Philadelphia Finishes New-Coached Ducks 4-3 in OT

A new coach in Bruce Boudreau and a new perspective on the game gave the Ducks an initial boost in their game against the Flyers on Friday evening.  It was not enough to overcome old habits and brain freezes that led to a 4-3 defeat in overtime.

Having been unencumbered with a dump and chase system, the Ducks embraced the ability to use offense early on in the game.  Andrew Cogliano scored at 8:12 of the first period on the power play and Teemu Selanne made it 2-0 at 10:34. 

Andrew Gordon, who had played for Boudreau briefly in Washington, got his first goal of the year at 6:31 of the second period.   Gordon had a terrific training camp, but had not been able to net a goal once the regular season began.  Now that Boudreau is here, it was a good time to step up his game.  Boudreau, allegedly, did not like Gordon, which is why he spent so much time in Hershey of the AHL.  Gordon clearly does not want to visit Syracuse.

The problem for the Ducks is not how the game began.  The problem is where it unraveled.  Again.

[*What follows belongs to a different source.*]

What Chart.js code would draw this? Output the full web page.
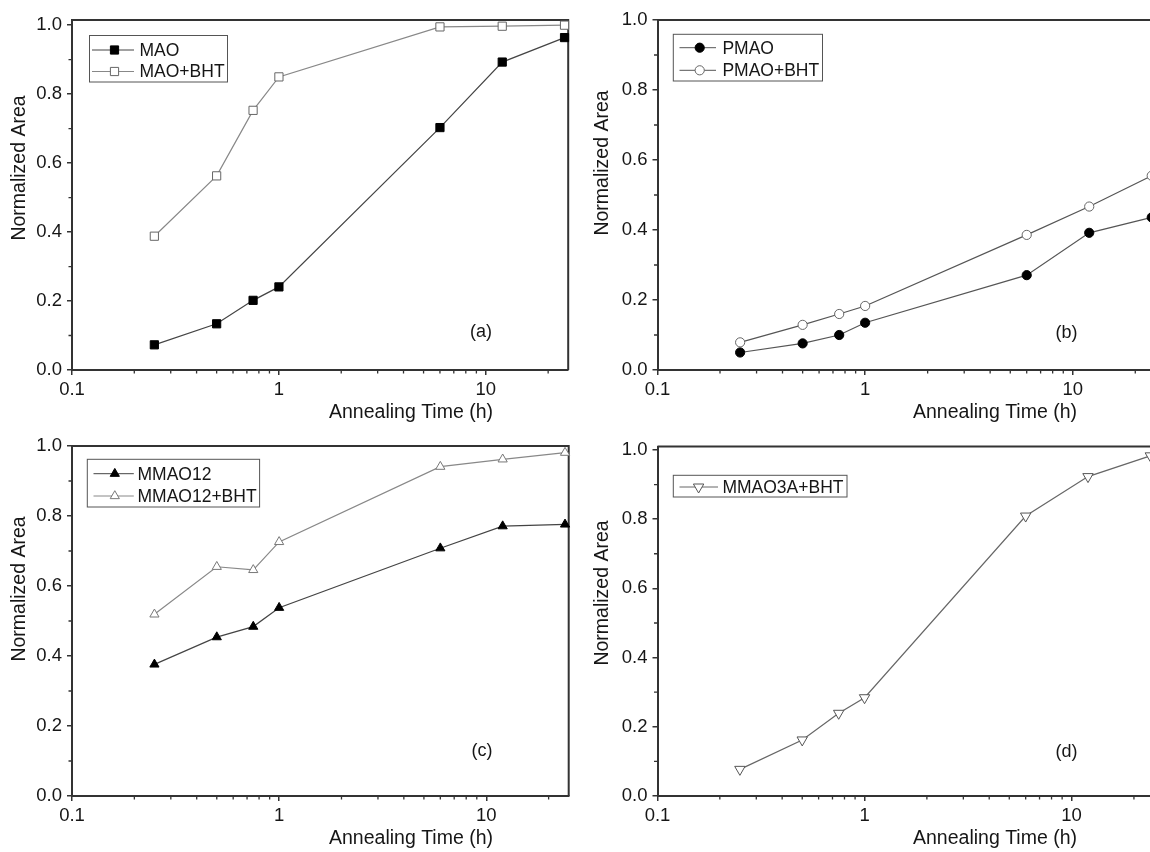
<!DOCTYPE html>
<html>
<head>
<meta charset="utf-8">
<script src="https://cdn.jsdelivr.net/npm/chart.js@4.4.0/dist/chart.umd.min.js"></script>
<style>
html, body { margin: 0; padding: 0; background: #fff; overflow: hidden; width: 1150px; height: 852px; }
canvas { position: absolute; }
</style>
</head>
<body>
<canvas id="pa" width="575" height="426" style="left:0;top:0"></canvas>
<canvas id="pb" width="586" height="426" style="left:575px;top:0"></canvas>
<canvas id="pc" width="575" height="426" style="left:0;top:426px"></canvas>
<canvas id="pd" width="586" height="426" style="left:575px;top:426px"></canvas>
<script>
// annealing times (h), same for every series
const hours = [0.25, 0.5, 0.75, 1, 6, 12, 24];

const mao       = [0.073, 0.134, 0.202, 0.241, 0.703, 0.893, 0.964];
const maoBht    = [0.388, 0.563, 0.753, 0.850, 0.995, 0.997, 1.000];
const pmao      = [0.050, 0.076, 0.100, 0.135, 0.271, 0.392, 0.436];
const pmaoBht   = [0.079, 0.129, 0.160, 0.183, 0.386, 0.467, 0.555];
const mmao12    = [0.376, 0.454, 0.484, 0.538, 0.708, 0.771, 0.776];
const mmao12Bht = [0.519, 0.655, 0.646, 0.726, 0.941, 0.962, 0.981];
const mmao3aBht = [0.077, 0.162, 0.239, 0.284, 0.809, 0.923, 0.983];

const xTicks = [0.1, 1, 10];
const xMinorTicks = [0.2, 0.3, 0.4, 0.5, 0.6, 0.7, 0.8, 0.9, 2, 3, 4, 5, 6, 7, 8, 9, 20];
const yTicks = [0, 0.2, 0.4, 0.6, 0.8, 1.0];
const yMinorTicks = [0.1, 0.3, 0.5, 0.7, 0.9];

const FONT = '"Liberation Sans", Arial, sans-serif';
const INK = '#161616';

function pts(vals) {
    return hours.map((h, i) => ({ x: h, y: vals[i] }));
}

const decor = {
    id: 'decor',
    beforeDatasetsDraw(chart) {
        const { ctx, chartArea: a, scales: { x, y } } = chart;
        ctx.save();
        ctx.strokeStyle = '#333';
        ctx.lineWidth = 2;
        ctx.beginPath();
        ctx.moveTo(a.left, a.top);
        ctx.lineTo(a.right, a.top);
        ctx.lineTo(a.right, a.bottom);
        ctx.stroke();
        // minor ticks, outward
        ctx.lineWidth = 1.3;
        ctx.beginPath();
        xMinorTicks.forEach(v => {
            if (v > x.max) return;
            const px = x.getPixelForValue(v);
            ctx.moveTo(px, a.bottom);
            ctx.lineTo(px, a.bottom + 3.5);
        });
        yMinorTicks.forEach(v => {
            const py = y.getPixelForValue(v);
            ctx.moveTo(a.left, py);
            ctx.lineTo(a.left - 3.5, py);
        });
        ctx.stroke();
        ctx.restore();
    },
    afterDraw(chart, args, o) {
        const ctx = chart.ctx;
        ctx.save();
        // legend
        const lg = o.legend;
        ctx.strokeStyle = '#555';
        ctx.lineWidth = 1;
        ctx.strokeRect(lg.box[0], lg.box[1], lg.box[2], lg.box[3]);
        chart.data.datasets.forEach((ds, i) => {
            const ry = lg.rows[i];
            ctx.strokeStyle = ds.borderColor;
            ctx.lineWidth = 1;
            ctx.beginPath();
            ctx.moveTo(lg.line[0], ry);
            ctx.lineTo(lg.line[1], ry);
            ctx.stroke();
            ctx.fillStyle = ds.pointBackgroundColor;
            ctx.strokeStyle = ds.pointBorderColor;
            Chart.helpers.drawPoint(ctx, {
                pointStyle: ds.pointStyle,
                rotation: ds.pointRotation || 0,
                radius: ds.pointRadius,
                borderWidth: 1
            }, lg.marker, ry);
            ctx.fillStyle = INK;
            ctx.font = '17.5px ' + FONT;
            ctx.textAlign = 'left';
            ctx.textBaseline = 'middle';
            ctx.fillText(ds.label, lg.text, ry + 1);
        });
        // panel tag
        ctx.fillStyle = INK;
        ctx.font = '18px ' + FONT;
        ctx.textAlign = 'center';
        ctx.textBaseline = 'middle';
        ctx.fillText(o.tag.text, o.tag.x, o.tag.y);
        // axis titles
        ctx.font = '19.5px ' + FONT;
        ctx.fillText('Annealing Time (h)', o.xTitle[0], o.xTitle[1]);
        ctx.translate(o.yTitle[0], o.yTitle[1]);
        ctx.rotate(-Math.PI / 2);
        ctx.fillText('Normalized Area', 0, 0);
        ctx.restore();
    }
};

function panel(id, p) {
    new Chart(document.getElementById(id), {
        type: 'scatter',
        data: {
            datasets: p.series.map(s => ({
                label: s.label,
                data: pts(s.values),
                showLine: true,
                borderColor: s.line,
                borderWidth: 1.2,
                pointStyle: s.style,
                pointRotation: s.rotation || 0,
                pointRadius: s.radius,
                pointBackgroundColor: s.fill,
                pointBorderColor: s.edge,
                pointBorderWidth: 1,
                clip: false
            }))
        },
        options: {
            responsive: false,
            animation: false,
            devicePixelRatio: 1,
            layout: { padding: { left: 0, right: p.padRight, top: p.padTop, bottom: 0 } },
            scales: {
                x: {
                    type: 'logarithmic',
                    min: 0.1,
                    max: 25,
                    afterFit: s => { s.height = 56; },
                    afterBuildTicks: s => { s.ticks = xTicks.map(v => ({ value: v, major: true })); },
                    ticks: {
                        callback: v => String(v),
                        font: { family: FONT, size: 18.5 },
                        color: INK,
                        padding: 4,
                        maxRotation: 0,
                        autoSkip: false
                    },
                    grid: { drawOnChartArea: false, drawTicks: true, tickLength: 5, color: '#333', lineWidth: 1.5 },
                    border: { display: true, color: '#333', width: 2 }
                },
                y: {
                    min: 0,
                    max: p.yMax,
                    afterFit: s => { s.width = p.yAxisW; },
                    afterBuildTicks: s => { s.ticks = yTicks.map(v => ({ value: v })); },
                    ticks: {
                        callback: v => v.toFixed(1),
                        font: { family: FONT, size: 18.5 },
                        color: INK,
                        padding: 5
                    },
                    grid: { drawOnChartArea: false, drawTicks: true, tickLength: 5, color: '#333', lineWidth: 1.5 },
                    border: { display: true, color: '#333', width: 2 }
                }
            },
            plugins: {
                legend: { display: false },
                tooltip: { enabled: false },
                decor: p.decor
            }
        },
        plugins: [decor]
    });
}

panel('pa', {
    yMax: 1.015, yAxisW: 72, padTop: 20, padRight: 2.5,
    series: [
        { label: 'MAO', values: mao, style: 'rect', radius: 5.8, fill: '#000', edge: '#000', line: '#444' },
        { label: 'MAO+BHT', values: maoBht, style: 'rect', radius: 5.8, fill: '#fff', edge: '#666', line: '#888' }
    ],
    decor: {
        legend: { box: [89.5, 35.5, 138, 46.5], rows: [50, 71.5], line: [92, 134], marker: 114.5, text: 139.5 },
        tag: { text: '(a)', x: 481, y: 332 },
        xTitle: [411, 413], yTitle: [19.5, 168]
    }
});

panel('pb', {
    yMax: 1.0, yAxisW: 82.5, padTop: 20, padRight: 3,
    series: [
        { label: 'PMAO', values: pmao, style: 'circle', radius: 4.6, fill: '#000', edge: '#000', line: '#555' },
        { label: 'PMAO+BHT', values: pmaoBht, style: 'circle', radius: 4.6, fill: '#fff', edge: '#666', line: '#555' }
    ],
    decor: {
        legend: { box: [98.3, 34.3, 149.2, 46.7], rows: [47.7, 70.3], line: [104.5, 141], marker: 124.7, text: 147.4 },
        tag: { text: '(b)', x: 491.4, y: 333 },
        xTitle: [420, 413], yTitle: [27.5, 163]
    }
});

panel('pc', {
    yMax: 1.0, yAxisW: 72, padTop: 20, padRight: 2.5,
    series: [
        { label: 'MMAO12', values: mmao12, style: 'triangle', radius: 5.3, fill: '#000', edge: '#000', line: '#444' },
        { label: 'MMAO12+BHT', values: mmao12Bht, style: 'triangle', radius: 5.3, fill: '#fff', edge: '#777', line: '#888' }
    ],
    decor: {
        legend: { box: [87.3, 33.3, 172.3, 47.7], rows: [47.7, 70], line: [93.5, 133.8], marker: 114.8, text: 137.5 },
        tag: { text: '(c)', x: 482, y: 325 },
        xTitle: [411, 413], yTitle: [20, 163]
    }
});

panel('pd', {
    yMax: 1.01, yAxisW: 82.5, padTop: 20.5, padRight: 3,
    series: [
        { label: 'MMAO3A+BHT', values: mmao3aBht, style: 'triangle', rotation: 180, radius: 6, fill: '#fff', edge: '#555', line: '#666' }
    ],
    decor: {
        legend: { box: [98.3, 49.3, 173.7, 21.7], rows: [61], line: [104.5, 143], marker: 123.6, text: 147.4 },
        tag: { text: '(d)', x: 491.4, y: 326 },
        xTitle: [420, 413], yTitle: [27.5, 167]
    }
});
</script>
</body>
</html>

The Flyers are the highest scoring team in the NHL.  Offense is not a problem for them.  Even when they spot you three goals. 

Not to be outdone by the old guy on the Ducks, the old guy in Philadelphia, Jaromir Jagr, got two power play goals.  The first at 15:18 of the second and then at 4:46 of the third period. 

Jagr, who turns 40 in February, seems to be just as young at heart as Selanne, who is 41.  And his two goals came while nursing a sore groin.

The question is, why were the Ducks in the penalty box so much?  Good luck with finding the answers to that one Mr. Boudreau.

You knew a tied game was coming.  Scott Hartnell fulfilled that at 16:58 to send the game into overtime.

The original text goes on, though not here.